The argument is not explicitly laid out in FPB’s lawsuit against the city and its planning department. FPB has only stated that the city, when it created the Plant Board, gave the utility the power to carry out projects as an independent agent.
Frankfort Mayor Bill May agreed that the statute should be clarified so that municipal utilities across the state have clear directions going forward.
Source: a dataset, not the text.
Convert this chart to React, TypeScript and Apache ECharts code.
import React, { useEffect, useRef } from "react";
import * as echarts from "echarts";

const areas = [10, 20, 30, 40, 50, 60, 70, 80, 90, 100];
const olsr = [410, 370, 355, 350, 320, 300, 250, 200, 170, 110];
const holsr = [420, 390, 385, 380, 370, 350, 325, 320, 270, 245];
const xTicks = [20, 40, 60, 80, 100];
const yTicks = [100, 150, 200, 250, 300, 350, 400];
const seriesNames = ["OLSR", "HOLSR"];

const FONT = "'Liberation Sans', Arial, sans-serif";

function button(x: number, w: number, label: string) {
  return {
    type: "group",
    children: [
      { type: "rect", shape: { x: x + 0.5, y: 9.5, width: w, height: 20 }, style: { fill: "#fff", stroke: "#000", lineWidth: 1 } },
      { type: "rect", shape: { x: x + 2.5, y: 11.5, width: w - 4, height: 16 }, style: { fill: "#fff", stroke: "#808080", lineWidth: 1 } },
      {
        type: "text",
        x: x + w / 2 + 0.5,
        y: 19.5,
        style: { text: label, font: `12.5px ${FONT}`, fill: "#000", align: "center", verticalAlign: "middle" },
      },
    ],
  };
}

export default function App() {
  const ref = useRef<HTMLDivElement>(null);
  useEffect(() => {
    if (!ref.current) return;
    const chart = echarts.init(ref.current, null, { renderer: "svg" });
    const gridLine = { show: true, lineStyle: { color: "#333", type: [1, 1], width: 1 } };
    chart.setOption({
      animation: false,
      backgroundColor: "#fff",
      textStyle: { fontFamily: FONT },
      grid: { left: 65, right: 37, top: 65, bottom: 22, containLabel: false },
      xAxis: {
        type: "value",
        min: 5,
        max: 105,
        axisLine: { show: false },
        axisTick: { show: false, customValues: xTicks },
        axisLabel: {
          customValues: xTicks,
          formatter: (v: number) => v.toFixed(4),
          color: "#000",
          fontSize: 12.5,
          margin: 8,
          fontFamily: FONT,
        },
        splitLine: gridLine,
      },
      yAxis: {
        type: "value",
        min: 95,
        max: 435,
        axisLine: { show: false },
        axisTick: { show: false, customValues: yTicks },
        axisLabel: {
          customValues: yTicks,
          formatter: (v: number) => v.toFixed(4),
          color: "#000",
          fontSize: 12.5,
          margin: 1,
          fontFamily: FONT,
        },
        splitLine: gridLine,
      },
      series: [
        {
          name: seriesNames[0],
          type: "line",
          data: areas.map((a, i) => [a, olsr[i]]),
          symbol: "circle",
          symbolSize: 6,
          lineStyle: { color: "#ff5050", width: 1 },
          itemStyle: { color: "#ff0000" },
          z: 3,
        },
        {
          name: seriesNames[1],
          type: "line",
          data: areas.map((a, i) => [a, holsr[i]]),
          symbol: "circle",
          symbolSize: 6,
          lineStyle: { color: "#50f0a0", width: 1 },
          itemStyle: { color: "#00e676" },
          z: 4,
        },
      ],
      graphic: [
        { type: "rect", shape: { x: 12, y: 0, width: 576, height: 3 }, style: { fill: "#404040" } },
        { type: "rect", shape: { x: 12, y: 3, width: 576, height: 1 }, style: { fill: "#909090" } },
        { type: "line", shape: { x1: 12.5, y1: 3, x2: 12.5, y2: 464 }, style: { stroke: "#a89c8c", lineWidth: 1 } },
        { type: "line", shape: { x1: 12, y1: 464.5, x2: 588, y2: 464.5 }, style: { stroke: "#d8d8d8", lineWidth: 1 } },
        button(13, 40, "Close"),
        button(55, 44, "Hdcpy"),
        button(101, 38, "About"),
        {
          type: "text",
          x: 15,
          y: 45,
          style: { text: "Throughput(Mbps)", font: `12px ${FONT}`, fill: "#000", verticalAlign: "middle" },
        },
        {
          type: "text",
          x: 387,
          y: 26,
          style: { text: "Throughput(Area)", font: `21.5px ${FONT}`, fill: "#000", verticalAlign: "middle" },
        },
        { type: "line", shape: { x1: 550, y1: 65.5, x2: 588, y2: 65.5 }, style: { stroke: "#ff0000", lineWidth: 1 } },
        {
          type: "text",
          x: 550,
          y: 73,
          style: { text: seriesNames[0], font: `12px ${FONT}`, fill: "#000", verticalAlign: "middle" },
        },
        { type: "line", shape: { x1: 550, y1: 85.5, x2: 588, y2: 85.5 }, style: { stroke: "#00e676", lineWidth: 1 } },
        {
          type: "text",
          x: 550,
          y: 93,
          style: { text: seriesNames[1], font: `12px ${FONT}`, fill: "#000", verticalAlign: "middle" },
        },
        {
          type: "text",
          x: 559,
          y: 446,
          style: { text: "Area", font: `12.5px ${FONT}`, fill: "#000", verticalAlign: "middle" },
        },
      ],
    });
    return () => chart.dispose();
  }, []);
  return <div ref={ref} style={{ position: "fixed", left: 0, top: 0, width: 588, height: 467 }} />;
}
The difference in the case of the Tanglewood reservoir, though, is that the tank is on city property, May said.
“We need to know going forward whether FPB can operate as its own entity as envisioned by Kentucky law,” May said. “Right now, it’s not clear.”
Officials disagree on whether something as dire as replacing the city’s 134-year-old water storage infrastructure should be the subject of a lengthy legal brawl.
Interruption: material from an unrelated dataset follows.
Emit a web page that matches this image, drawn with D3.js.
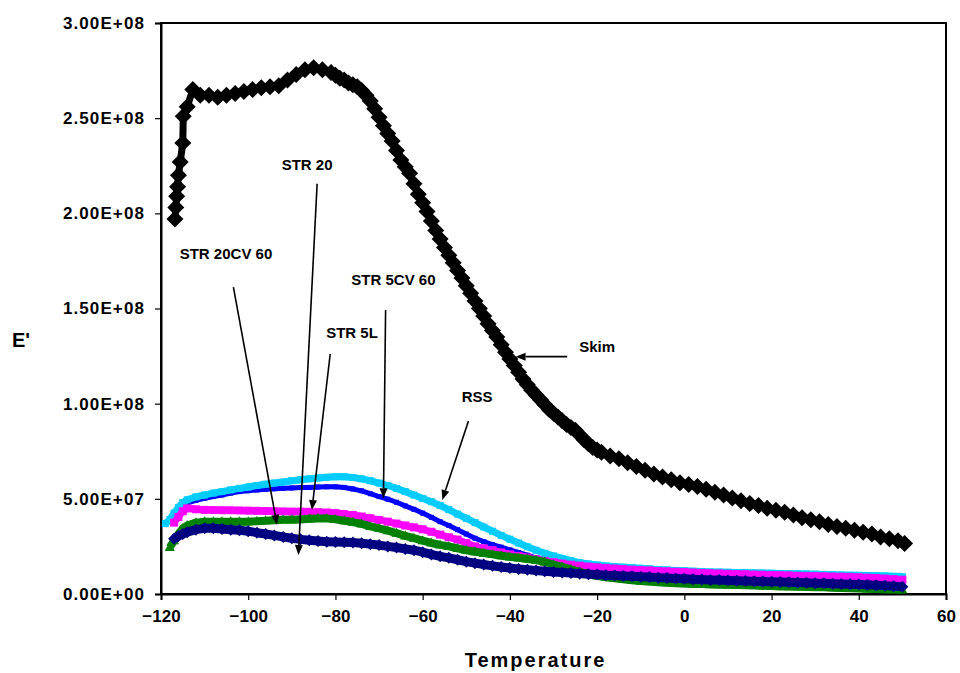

“We need settled law,” said City Commissioner Scott Tippett, “but we don’t want the reservoir to be the vehicle for that settled law. It’s too important.”
“I would think it would be good to separate the lawsuit from what’s going on here,” May said. “That would be the better way to do it. I’m concerned about the reservoir.”
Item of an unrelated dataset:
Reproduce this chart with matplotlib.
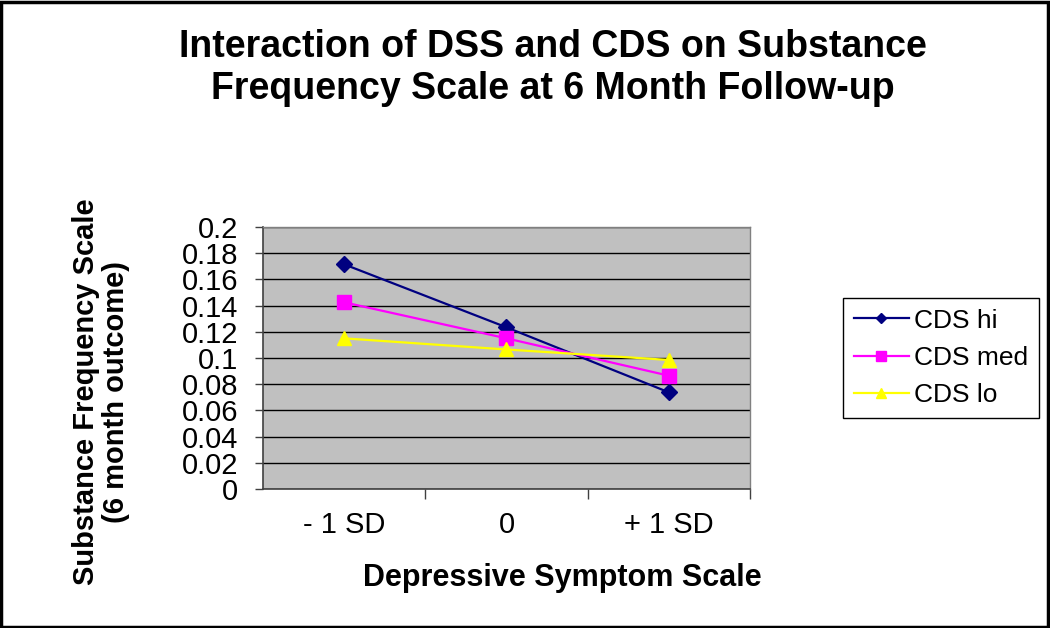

However, Rosen said it is important cases that require important decisions.
“Critical issues are what interpretations of statutes are for,” she said. “This affects our water, and it could affect our electricity in the future.”
FPB's proposed 7-million-gallon tank, which would cost $3.8 million, stalled last August when the Frankfort-Franklin County Planning Commission recommended denying the plan. The planning commission wrote at the time that the plans were “not in agreement with the Comprehensive Plan,” according to city documents.
The city backed alternative plans proposed by the Tanglewood Neighborhood Association, which prefers replacing the two existing tanks with ones of identical size — 4.6 million gallons — to prevent aesthetic damage to the neighborhood. But FPB said that acquiescing to the alternative plans would cost approximately $3 million more than the original proposal and, ultimately, lead to higher water rates for consumers.
Following the planning commission’s findings, FPB filed a lawsuit in September claiming that the recommendation was not binding. FPB has since seen Circuit Judge Thomas Wingate dismiss that portion of the lawsuit, leaving its attorney only to argue whether the planning commission’s findings were “arbitrary and capricious,” or baseless.
FPB’s attorney, Cory Skolnick, began filing briefs Thursday to prepare for future hearings on the matter. The planning board will have 30 days to respond and a hearing could follow, although one has not been publicly scheduled. Skolnick, however, has indicated that FPB might appeal the outcome of the case.
“We’re paying money for legal fees,” said Rosen. “But, in the long run, we’re avoiding an additional cost for less storage and the unforeseen long-term costs.”